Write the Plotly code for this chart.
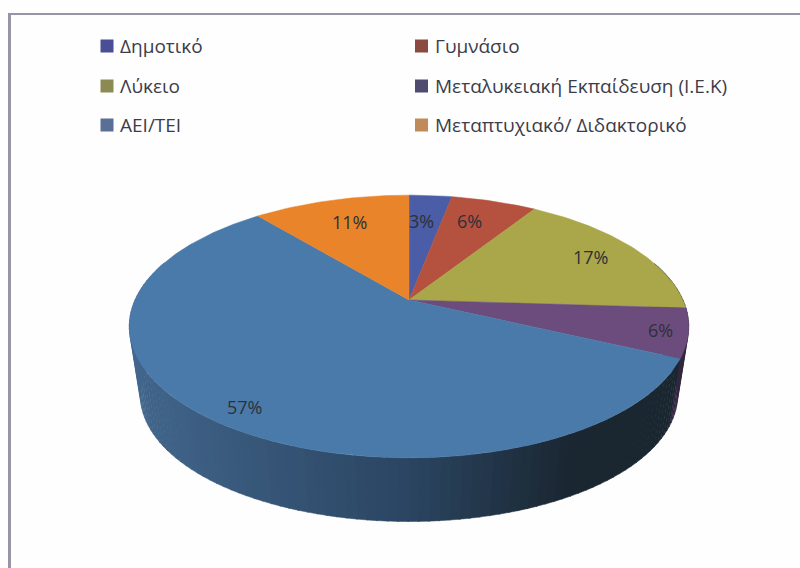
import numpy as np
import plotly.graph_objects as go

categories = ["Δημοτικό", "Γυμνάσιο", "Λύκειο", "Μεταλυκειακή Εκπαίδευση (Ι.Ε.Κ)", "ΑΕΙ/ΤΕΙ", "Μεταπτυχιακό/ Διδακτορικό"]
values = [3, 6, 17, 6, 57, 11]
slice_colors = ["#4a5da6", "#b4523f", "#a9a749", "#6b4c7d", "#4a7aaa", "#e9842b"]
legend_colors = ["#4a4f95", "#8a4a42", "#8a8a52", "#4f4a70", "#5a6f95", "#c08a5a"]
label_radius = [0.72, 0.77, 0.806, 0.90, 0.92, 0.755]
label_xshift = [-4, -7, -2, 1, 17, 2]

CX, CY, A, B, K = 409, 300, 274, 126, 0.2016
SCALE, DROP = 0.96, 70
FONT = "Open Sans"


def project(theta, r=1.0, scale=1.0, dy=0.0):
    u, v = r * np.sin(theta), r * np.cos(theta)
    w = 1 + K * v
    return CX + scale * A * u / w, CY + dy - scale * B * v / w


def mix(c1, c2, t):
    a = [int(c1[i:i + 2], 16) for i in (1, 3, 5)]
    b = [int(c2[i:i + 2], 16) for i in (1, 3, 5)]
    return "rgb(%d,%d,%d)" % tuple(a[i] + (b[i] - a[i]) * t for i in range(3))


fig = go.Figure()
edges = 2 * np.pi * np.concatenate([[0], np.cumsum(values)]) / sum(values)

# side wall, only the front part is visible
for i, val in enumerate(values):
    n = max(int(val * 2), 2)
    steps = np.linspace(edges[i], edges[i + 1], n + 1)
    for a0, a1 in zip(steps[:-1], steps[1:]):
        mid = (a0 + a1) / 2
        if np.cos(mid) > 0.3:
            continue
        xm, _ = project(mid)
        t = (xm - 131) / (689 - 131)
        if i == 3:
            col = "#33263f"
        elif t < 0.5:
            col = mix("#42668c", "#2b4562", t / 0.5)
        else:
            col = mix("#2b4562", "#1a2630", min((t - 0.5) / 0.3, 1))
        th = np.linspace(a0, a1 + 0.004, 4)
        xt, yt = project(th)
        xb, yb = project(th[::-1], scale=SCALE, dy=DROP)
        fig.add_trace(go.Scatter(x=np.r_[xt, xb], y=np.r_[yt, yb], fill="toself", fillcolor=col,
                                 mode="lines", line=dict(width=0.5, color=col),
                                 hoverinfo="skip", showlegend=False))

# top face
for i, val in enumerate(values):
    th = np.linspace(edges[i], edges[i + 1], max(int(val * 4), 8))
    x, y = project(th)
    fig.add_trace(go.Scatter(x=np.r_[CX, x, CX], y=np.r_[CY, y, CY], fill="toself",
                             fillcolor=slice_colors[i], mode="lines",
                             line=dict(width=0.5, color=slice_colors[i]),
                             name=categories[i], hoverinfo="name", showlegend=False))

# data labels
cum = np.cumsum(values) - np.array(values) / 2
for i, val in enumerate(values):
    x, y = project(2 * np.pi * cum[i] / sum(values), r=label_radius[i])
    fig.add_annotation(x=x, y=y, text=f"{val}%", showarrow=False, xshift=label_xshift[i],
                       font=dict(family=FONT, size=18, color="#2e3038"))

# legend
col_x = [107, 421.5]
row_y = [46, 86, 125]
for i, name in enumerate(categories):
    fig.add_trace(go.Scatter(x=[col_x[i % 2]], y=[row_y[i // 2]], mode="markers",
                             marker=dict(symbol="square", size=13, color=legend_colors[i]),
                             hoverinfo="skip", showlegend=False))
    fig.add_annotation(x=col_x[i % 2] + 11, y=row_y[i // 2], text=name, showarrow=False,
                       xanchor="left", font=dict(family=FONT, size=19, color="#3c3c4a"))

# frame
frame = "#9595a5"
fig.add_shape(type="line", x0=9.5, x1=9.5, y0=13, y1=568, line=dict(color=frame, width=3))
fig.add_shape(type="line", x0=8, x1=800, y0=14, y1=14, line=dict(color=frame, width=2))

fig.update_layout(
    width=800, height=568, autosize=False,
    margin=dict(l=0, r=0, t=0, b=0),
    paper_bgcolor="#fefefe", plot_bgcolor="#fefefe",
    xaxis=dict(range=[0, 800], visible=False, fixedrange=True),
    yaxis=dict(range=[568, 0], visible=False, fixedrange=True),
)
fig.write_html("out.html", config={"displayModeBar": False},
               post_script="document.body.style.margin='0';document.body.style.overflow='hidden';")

**Given exercise:** Leave out the pictures and repeat exactly the lines from the start of the material through the line that contains "label_xshift = [-4, -7, -2, 1, 17, 2]", both included.

**Result of the task:**
Write the Plotly code for this chart.
import numpy as np
import plotly.graph_objects as go

categories = ["Δημοτικό", "Γυμνάσιο", "Λύκειο", "Μεταλυκειακή Εκπαίδευση (Ι.Ε.Κ)", "ΑΕΙ/ΤΕΙ", "Μεταπτυχιακό/ Διδακτορικό"]
values = [3, 6, 17, 6, 57, 11]
slice_colors = ["#4a5da6", "#b4523f", "#a9a749", "#6b4c7d", "#4a7aaa", "#e9842b"]
legend_colors = ["#4a4f95", "#8a4a42", "#8a8a52", "#4f4a70", "#5a6f95", "#c08a5a"]
label_radius = [0.72, 0.77, 0.806, 0.90, 0.92, 0.755]
label_xshift = [-4, -7, -2, 1, 17, 2]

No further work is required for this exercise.